◆ What is needed ◆
Retype nothing except the lines below from the one with "Rebuild this chart" through the one with "['#6eaadf', '#f39232', '#c6c6c6', '#f7c22f', '#07355f']", exactly, with images left out.

Rows from a dataset

------

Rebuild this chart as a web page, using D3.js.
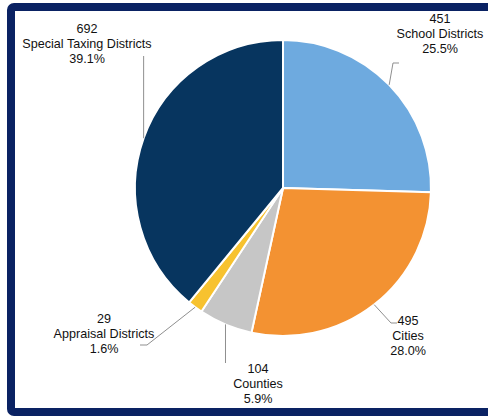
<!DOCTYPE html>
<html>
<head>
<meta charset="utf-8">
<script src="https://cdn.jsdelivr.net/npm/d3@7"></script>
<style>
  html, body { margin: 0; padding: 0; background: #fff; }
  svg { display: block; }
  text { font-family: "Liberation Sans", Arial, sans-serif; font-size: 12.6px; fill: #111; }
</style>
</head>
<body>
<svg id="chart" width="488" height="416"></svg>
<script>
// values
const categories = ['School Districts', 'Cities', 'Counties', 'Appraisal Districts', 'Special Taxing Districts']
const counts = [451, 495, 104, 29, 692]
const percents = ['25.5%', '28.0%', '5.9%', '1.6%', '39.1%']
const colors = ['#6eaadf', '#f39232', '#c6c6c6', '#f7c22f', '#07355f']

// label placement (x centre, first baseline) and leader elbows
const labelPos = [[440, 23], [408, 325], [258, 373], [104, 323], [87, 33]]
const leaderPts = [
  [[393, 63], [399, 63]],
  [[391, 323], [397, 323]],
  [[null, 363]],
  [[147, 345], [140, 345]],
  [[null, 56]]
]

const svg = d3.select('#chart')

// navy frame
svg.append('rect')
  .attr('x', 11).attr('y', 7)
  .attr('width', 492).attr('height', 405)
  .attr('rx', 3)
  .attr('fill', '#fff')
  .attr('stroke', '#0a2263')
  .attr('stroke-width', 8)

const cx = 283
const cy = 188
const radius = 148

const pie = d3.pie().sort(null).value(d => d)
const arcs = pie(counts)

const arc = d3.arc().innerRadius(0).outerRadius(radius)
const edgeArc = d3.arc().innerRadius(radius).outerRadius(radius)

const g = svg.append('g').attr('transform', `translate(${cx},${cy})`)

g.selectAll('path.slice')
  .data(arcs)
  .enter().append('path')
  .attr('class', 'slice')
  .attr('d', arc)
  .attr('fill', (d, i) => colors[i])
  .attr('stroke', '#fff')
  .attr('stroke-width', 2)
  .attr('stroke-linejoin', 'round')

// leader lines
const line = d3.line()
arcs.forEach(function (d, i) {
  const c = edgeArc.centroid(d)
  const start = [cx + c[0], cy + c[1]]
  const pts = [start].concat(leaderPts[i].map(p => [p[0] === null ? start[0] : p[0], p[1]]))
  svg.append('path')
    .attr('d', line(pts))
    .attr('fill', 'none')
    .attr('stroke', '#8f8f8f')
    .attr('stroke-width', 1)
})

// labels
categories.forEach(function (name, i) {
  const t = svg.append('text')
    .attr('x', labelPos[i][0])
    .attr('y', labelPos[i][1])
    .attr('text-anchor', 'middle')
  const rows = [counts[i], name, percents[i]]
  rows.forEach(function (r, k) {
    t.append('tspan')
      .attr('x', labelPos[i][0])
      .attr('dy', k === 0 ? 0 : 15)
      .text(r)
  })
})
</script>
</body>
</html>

------

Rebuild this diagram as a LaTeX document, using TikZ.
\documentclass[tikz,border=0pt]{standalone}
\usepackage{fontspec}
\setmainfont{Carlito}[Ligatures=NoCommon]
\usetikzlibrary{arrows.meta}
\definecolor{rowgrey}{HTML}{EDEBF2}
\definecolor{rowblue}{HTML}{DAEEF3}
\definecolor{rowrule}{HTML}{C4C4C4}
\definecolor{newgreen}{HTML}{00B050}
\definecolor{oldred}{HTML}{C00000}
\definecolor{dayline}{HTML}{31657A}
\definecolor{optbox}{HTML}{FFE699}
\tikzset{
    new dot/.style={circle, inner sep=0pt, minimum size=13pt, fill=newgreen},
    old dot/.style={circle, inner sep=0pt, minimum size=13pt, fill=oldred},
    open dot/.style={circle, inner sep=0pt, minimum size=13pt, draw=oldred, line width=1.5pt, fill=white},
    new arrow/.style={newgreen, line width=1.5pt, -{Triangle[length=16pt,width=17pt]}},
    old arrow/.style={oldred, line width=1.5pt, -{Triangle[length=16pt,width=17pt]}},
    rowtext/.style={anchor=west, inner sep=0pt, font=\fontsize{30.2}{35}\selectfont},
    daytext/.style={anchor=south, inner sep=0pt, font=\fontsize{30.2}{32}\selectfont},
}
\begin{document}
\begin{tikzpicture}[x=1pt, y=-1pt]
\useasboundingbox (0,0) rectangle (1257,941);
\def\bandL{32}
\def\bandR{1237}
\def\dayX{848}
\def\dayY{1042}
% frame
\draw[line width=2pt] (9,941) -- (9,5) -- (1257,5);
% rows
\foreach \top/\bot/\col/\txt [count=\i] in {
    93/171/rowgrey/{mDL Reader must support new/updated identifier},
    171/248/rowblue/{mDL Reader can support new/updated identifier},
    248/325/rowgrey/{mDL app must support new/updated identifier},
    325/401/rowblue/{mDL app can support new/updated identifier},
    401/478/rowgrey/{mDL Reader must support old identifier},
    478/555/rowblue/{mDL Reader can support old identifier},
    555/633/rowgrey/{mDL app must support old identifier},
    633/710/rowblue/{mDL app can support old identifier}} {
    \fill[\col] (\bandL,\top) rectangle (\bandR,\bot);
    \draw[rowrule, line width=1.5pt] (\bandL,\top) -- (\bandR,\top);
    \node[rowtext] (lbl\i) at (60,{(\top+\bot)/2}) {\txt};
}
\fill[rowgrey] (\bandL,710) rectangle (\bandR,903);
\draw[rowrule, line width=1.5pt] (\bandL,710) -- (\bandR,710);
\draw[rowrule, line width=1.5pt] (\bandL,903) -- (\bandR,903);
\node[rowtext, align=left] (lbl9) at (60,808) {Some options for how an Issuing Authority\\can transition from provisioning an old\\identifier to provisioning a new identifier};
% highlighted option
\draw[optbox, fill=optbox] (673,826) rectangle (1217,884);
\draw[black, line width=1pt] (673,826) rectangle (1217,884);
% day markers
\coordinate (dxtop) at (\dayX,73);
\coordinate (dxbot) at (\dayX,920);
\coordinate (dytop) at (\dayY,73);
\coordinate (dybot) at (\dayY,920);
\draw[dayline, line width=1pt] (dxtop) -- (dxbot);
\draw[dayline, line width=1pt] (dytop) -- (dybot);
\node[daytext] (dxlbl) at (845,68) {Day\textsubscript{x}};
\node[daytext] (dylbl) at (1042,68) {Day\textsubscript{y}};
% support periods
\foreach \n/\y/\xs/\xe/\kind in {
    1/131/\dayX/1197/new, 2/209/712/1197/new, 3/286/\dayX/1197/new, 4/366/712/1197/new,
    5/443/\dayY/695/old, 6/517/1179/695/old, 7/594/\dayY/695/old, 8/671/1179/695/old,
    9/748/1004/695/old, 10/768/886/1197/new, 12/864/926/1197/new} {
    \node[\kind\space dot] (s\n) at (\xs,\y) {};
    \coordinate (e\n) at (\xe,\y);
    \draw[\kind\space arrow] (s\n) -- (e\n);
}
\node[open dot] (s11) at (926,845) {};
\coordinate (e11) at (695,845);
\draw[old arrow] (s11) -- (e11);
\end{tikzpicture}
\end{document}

------

◆ Answer below ◆
Rebuild this chart as a web page, using D3.js.
<!DOCTYPE html>
<html>
<head>
<meta charset="utf-8">
<script src="https://cdn.jsdelivr.net/npm/d3@7"></script>
<style>
  html, body { margin: 0; padding: 0; background: #fff; }
  svg { display: block; }
  text { font-family: "Liberation Sans", Arial, sans-serif; font-size: 12.6px; fill: #111; }
</style>
</head>
<body>
<svg id="chart" width="488" height="416"></svg>
<script>
// values
const categories = ['School Districts', 'Cities', 'Counties', 'Appraisal Districts', 'Special Taxing Districts']
const counts = [451, 495, 104, 29, 692]
const percents = ['25.5%', '28.0%', '5.9%', '1.6%', '39.1%']
const colors = ['#6eaadf', '#f39232', '#c6c6c6', '#f7c22f', '#07355f']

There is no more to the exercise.